Entry Date:
September 13, 1999

Concourse Program

Principal Investigator Anne McCants

Co-investigators Robert Winters , Linda R Rabieh , Lee D Perlman , Paula R Cogliano , Steve Drasco


What is the best life for human beings, both as individuals and as members of a community? Can the study of modern science shed light on this question? Can reflection on the question of the best life deepen our understanding of science? Concourse offers an opportunity to engage these questions in a profound, sustained and integrated way. Here you will encounter the greatest philosophic, scientific, literary and political minds from Plato to Einstein.

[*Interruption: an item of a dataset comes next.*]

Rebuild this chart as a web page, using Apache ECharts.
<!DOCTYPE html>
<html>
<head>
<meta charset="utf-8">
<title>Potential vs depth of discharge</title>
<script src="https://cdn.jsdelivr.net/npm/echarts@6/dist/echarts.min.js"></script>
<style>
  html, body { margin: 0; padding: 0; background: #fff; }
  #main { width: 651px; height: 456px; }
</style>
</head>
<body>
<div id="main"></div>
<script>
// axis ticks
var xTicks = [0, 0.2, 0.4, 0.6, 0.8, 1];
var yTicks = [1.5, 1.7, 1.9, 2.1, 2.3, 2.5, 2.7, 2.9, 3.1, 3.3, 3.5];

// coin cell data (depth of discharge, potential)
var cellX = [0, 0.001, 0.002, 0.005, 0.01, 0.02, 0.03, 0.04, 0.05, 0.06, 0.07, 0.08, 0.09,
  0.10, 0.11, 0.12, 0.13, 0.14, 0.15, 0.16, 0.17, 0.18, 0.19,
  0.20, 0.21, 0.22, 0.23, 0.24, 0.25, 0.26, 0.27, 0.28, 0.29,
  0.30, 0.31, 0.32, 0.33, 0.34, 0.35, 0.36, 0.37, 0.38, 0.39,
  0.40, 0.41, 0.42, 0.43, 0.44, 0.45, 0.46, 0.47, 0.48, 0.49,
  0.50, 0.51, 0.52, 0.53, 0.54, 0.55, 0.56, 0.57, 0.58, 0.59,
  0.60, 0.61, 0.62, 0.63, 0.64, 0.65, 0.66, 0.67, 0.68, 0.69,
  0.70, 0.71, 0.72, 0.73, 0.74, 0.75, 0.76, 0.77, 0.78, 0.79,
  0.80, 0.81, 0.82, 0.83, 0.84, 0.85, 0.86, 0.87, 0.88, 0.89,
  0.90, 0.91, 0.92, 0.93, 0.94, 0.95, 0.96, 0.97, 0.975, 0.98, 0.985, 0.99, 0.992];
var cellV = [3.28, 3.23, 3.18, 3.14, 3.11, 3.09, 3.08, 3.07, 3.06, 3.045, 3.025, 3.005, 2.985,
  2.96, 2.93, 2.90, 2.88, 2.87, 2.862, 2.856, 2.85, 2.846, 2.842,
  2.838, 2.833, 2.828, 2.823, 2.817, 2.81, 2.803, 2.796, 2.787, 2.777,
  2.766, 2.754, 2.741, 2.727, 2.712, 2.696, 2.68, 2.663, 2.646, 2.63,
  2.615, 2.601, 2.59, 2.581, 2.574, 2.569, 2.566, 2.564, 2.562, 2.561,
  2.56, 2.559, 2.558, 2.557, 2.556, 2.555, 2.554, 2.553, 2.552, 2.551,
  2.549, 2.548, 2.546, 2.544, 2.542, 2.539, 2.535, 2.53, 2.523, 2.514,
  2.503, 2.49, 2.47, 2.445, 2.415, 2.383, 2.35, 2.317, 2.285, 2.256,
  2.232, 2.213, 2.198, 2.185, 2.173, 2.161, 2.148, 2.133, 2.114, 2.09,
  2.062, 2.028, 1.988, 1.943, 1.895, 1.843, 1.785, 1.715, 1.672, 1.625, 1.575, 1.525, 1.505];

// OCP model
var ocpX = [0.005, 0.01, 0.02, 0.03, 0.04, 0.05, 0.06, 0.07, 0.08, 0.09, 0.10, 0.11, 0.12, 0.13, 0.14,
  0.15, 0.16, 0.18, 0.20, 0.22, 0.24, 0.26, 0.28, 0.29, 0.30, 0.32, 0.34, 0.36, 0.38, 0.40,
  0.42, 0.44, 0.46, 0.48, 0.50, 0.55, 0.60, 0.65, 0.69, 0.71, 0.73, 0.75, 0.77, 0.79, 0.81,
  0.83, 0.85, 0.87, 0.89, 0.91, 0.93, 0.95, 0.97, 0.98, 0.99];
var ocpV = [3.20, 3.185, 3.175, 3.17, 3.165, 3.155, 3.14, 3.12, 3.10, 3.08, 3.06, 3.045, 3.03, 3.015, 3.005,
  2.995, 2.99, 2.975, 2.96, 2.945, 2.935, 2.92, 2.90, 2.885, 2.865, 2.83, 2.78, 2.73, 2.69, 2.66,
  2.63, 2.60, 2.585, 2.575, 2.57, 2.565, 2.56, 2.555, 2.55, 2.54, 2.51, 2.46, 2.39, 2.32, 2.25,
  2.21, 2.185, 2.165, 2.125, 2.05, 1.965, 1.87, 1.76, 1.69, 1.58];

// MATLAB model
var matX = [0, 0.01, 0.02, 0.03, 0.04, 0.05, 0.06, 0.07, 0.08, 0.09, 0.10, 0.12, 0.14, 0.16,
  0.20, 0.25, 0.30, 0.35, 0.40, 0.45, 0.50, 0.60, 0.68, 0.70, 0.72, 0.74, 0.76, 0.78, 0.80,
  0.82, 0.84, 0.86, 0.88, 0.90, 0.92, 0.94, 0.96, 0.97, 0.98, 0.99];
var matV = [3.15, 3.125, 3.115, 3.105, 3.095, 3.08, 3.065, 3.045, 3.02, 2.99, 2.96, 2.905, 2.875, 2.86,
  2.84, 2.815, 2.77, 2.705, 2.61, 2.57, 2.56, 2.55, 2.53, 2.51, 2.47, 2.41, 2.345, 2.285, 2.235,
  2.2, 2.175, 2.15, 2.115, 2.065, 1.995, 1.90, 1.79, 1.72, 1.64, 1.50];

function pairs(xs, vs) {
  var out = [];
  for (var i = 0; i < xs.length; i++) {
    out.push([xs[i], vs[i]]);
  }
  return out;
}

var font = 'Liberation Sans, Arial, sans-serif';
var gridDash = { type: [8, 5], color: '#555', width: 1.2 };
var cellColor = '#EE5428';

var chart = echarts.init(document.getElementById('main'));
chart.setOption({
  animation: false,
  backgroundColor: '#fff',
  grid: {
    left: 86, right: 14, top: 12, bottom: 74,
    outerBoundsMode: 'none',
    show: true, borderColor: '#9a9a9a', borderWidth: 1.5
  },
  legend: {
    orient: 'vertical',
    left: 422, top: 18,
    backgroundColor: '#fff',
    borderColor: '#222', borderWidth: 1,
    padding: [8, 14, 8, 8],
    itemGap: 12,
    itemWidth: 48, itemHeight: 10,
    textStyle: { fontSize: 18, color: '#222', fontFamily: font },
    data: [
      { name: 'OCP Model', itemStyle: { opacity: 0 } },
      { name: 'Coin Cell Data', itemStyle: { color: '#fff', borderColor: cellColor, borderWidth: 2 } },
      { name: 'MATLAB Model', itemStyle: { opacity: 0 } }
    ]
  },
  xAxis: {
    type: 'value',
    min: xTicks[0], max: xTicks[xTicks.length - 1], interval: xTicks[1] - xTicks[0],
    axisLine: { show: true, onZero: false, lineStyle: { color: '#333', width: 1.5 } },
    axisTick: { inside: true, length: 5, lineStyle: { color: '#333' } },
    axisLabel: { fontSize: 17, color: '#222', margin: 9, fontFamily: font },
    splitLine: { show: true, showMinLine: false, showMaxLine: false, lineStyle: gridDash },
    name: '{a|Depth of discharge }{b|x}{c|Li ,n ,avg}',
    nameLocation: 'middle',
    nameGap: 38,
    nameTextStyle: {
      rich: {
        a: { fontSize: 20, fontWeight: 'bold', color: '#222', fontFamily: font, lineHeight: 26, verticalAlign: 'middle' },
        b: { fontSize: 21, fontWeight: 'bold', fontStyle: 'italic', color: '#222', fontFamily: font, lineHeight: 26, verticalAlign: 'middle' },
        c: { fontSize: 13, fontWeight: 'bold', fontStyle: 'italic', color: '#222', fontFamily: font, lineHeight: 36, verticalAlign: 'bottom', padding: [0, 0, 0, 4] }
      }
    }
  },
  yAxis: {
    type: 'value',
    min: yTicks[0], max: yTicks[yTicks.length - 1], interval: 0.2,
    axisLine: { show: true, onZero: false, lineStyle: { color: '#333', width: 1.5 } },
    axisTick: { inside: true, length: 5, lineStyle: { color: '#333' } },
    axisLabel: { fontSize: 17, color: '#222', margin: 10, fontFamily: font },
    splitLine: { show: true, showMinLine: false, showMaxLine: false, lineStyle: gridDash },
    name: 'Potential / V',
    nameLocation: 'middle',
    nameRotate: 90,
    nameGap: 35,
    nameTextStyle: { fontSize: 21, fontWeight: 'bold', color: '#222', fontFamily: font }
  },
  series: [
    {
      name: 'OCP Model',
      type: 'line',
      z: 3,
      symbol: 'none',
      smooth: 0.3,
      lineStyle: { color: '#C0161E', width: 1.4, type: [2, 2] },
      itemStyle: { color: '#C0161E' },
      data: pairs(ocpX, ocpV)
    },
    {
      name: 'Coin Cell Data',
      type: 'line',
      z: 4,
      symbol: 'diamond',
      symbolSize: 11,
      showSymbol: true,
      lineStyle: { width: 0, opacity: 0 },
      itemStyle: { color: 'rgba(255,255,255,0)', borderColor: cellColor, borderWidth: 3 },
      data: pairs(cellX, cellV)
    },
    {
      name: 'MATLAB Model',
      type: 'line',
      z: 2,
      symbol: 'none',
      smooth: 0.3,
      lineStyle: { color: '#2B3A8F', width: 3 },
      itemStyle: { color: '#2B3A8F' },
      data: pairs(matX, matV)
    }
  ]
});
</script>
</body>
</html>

Concourse is a community of students and faculty dedicated to exploring these and other fundamental questions. We offer small classes with rigorous instruction in the science and math General Institute Requirements (GIRs). But we broaden this education by offering an equally rigorous humanities curriculum that examines such matters as the meaning of human nature, the necessary conditions for genuine liberty, the proper role of science, and the possibility of finding true happiness. We strive not only to know, but to know how we know. Ours is an empirical and epistemological enterprise. Our view is that an education of this sort will cultivate individuals who are thoughtful, truly free, and prepared to be the leaders of tomorrow.

Concourse's integrated approach will deepen an understanding of modern science by reexamining the foundations on which it is built. By studying the great tradition of Western philosophy and literature that preceded, accompanied and followed the establishment of modern science, it was born as a broad, integrated project offering a comprehensive account of all knowledge, a new conception of human nature, and a plan to reform intellectual and political life.

Concourse is animated by the conviction that educating the best minds of tomorrow requires countering the prevailing -- and growing -- fragmentation and hyper-specialization of the American university. While specialization is absolutely necessary for the sake of advanced study and success in the many fields at which MIT excels, it is not enough. To be truly educated, and to fulfill our real potential as scholars, it is not enough to know many things, or to be able to do many things, valuable as that may be. We actually have to know what those things are good for (how they nourish life and well-being), and it is the humanistic disciplines that school us for those questions.